◆ **Supplied records**:
......
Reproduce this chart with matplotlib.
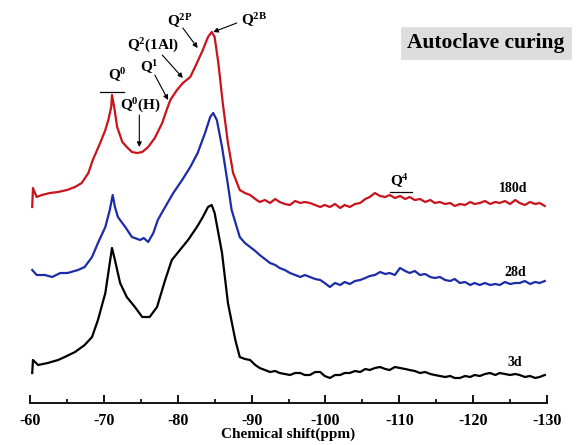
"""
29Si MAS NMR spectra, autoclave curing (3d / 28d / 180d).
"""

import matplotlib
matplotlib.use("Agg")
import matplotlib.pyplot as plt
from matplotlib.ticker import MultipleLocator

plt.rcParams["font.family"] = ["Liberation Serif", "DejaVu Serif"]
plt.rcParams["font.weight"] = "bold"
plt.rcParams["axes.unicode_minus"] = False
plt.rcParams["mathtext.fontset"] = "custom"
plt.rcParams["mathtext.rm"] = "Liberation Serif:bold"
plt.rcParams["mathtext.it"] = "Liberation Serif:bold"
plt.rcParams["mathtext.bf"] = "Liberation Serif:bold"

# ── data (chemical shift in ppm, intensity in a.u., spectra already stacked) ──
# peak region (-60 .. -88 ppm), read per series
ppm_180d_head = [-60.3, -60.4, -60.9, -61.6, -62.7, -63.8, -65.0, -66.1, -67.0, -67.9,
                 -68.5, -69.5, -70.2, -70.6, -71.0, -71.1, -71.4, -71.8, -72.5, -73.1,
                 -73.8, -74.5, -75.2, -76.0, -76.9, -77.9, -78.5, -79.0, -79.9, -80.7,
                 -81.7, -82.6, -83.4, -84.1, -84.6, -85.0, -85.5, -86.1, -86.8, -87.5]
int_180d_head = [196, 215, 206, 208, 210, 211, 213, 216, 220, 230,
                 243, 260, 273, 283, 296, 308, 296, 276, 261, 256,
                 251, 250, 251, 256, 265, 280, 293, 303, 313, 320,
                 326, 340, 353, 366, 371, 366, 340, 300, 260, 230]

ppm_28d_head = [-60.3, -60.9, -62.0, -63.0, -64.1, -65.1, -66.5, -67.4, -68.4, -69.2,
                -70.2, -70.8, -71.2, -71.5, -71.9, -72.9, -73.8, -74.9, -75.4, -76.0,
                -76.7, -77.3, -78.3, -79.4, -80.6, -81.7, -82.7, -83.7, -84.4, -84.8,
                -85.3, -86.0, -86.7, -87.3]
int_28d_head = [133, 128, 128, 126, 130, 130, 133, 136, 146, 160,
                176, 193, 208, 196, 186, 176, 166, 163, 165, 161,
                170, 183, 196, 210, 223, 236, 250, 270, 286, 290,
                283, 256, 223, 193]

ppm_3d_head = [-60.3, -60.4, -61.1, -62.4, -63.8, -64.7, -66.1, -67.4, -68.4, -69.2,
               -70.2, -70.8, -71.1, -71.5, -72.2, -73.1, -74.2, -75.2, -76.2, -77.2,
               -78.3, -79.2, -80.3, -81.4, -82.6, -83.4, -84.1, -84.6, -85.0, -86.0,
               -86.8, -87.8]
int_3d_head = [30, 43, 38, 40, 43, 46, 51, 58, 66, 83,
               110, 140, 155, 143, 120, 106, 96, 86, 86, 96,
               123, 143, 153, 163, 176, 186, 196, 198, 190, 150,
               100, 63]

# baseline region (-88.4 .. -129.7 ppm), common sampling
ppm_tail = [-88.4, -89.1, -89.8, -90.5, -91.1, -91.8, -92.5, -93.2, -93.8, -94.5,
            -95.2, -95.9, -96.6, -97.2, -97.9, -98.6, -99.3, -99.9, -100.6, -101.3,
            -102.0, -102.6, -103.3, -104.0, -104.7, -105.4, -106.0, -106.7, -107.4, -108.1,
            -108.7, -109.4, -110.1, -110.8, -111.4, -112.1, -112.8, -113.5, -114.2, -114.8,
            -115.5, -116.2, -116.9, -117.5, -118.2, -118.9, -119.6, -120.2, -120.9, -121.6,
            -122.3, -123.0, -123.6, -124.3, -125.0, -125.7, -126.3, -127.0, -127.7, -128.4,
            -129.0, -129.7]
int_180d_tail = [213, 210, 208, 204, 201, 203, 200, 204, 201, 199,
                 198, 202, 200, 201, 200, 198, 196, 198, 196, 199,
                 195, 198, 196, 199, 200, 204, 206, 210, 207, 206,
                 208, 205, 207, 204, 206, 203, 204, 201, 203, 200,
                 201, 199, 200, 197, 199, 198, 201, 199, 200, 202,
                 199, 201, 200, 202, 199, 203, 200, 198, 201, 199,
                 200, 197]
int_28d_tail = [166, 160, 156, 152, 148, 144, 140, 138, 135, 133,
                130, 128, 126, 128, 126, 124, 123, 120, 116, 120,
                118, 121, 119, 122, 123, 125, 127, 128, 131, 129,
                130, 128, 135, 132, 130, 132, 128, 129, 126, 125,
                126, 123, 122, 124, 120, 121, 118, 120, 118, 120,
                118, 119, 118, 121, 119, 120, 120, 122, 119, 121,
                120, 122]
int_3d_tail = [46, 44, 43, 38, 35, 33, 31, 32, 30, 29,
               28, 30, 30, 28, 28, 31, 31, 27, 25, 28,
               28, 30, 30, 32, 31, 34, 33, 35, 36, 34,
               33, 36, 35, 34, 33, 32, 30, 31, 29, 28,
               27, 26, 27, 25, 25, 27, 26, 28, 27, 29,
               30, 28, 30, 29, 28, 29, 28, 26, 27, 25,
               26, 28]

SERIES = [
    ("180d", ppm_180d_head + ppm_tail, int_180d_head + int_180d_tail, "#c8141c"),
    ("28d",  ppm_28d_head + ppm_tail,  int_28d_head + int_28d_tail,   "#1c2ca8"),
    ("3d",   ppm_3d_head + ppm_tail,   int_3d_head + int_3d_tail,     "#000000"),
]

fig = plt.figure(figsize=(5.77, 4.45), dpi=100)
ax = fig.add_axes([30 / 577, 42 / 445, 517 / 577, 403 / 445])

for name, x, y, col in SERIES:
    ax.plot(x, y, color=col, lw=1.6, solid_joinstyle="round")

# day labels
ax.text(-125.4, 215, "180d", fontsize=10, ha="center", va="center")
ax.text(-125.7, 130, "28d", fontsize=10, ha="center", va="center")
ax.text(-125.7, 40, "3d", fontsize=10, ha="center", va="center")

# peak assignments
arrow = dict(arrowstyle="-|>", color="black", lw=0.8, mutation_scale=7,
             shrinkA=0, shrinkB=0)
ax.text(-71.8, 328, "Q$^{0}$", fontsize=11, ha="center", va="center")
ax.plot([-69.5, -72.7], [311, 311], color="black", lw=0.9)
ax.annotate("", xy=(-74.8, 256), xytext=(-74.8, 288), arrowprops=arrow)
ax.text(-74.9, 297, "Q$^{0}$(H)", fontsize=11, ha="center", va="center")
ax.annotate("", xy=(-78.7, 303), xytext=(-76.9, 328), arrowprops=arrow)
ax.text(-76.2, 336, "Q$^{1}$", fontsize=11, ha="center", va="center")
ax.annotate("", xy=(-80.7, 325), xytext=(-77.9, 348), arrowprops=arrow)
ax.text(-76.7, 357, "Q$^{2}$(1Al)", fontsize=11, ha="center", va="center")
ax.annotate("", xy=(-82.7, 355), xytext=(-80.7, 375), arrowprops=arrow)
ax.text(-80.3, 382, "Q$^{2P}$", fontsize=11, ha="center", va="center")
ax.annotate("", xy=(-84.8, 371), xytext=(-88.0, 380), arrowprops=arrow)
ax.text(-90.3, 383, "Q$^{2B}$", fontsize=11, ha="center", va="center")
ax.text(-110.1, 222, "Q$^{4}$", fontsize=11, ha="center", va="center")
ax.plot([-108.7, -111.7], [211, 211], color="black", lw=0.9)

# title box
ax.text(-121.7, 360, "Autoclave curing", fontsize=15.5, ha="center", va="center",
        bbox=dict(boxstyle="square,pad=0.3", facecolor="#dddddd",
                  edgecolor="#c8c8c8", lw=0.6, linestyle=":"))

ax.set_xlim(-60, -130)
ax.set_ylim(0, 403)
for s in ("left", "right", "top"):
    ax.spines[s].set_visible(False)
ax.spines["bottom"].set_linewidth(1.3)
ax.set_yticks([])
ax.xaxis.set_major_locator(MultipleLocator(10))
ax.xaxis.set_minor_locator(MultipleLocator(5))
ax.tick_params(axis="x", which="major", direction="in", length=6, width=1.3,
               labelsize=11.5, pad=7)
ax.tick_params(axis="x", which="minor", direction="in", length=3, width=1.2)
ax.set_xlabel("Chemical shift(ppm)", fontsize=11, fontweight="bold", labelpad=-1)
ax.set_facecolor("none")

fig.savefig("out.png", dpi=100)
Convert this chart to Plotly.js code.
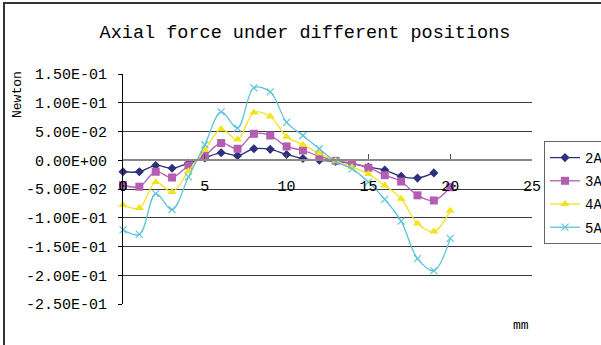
......
◆ **Do this**: Leave the pictures out and repeat exactly the lines from the beginning of the records to the line bearing "326, 340, 353, 366, 371, 366, 340, 300, 260, 230]", both ends counted.

◆ **Solution for this problem**:
Reproduce this chart with matplotlib.
"""
29Si MAS NMR spectra, autoclave curing (3d / 28d / 180d).
"""

import matplotlib
matplotlib.use("Agg")
import matplotlib.pyplot as plt
from matplotlib.ticker import MultipleLocator

plt.rcParams["font.family"] = ["Liberation Serif", "DejaVu Serif"]
plt.rcParams["font.weight"] = "bold"
plt.rcParams["axes.unicode_minus"] = False
plt.rcParams["mathtext.fontset"] = "custom"
plt.rcParams["mathtext.rm"] = "Liberation Serif:bold"
plt.rcParams["mathtext.it"] = "Liberation Serif:bold"
plt.rcParams["mathtext.bf"] = "Liberation Serif:bold"

# ── data (chemical shift in ppm, intensity in a.u., spectra already stacked) ──
# peak region (-60 .. -88 ppm), read per series
ppm_180d_head = [-60.3, -60.4, -60.9, -61.6, -62.7, -63.8, -65.0, -66.1, -67.0, -67.9,
                 -68.5, -69.5, -70.2, -70.6, -71.0, -71.1, -71.4, -71.8, -72.5, -73.1,
                 -73.8, -74.5, -75.2, -76.0, -76.9, -77.9, -78.5, -79.0, -79.9, -80.7,
                 -81.7, -82.6, -83.4, -84.1, -84.6, -85.0, -85.5, -86.1, -86.8, -87.5]
int_180d_head = [196, 215, 206, 208, 210, 211, 213, 216, 220, 230,
                 243, 260, 273, 283, 296, 308, 296, 276, 261, 256,
                 251, 250, 251, 256, 265, 280, 293, 303, 313, 320,
                 326, 340, 353, 366, 371, 366, 340, 300, 260, 230]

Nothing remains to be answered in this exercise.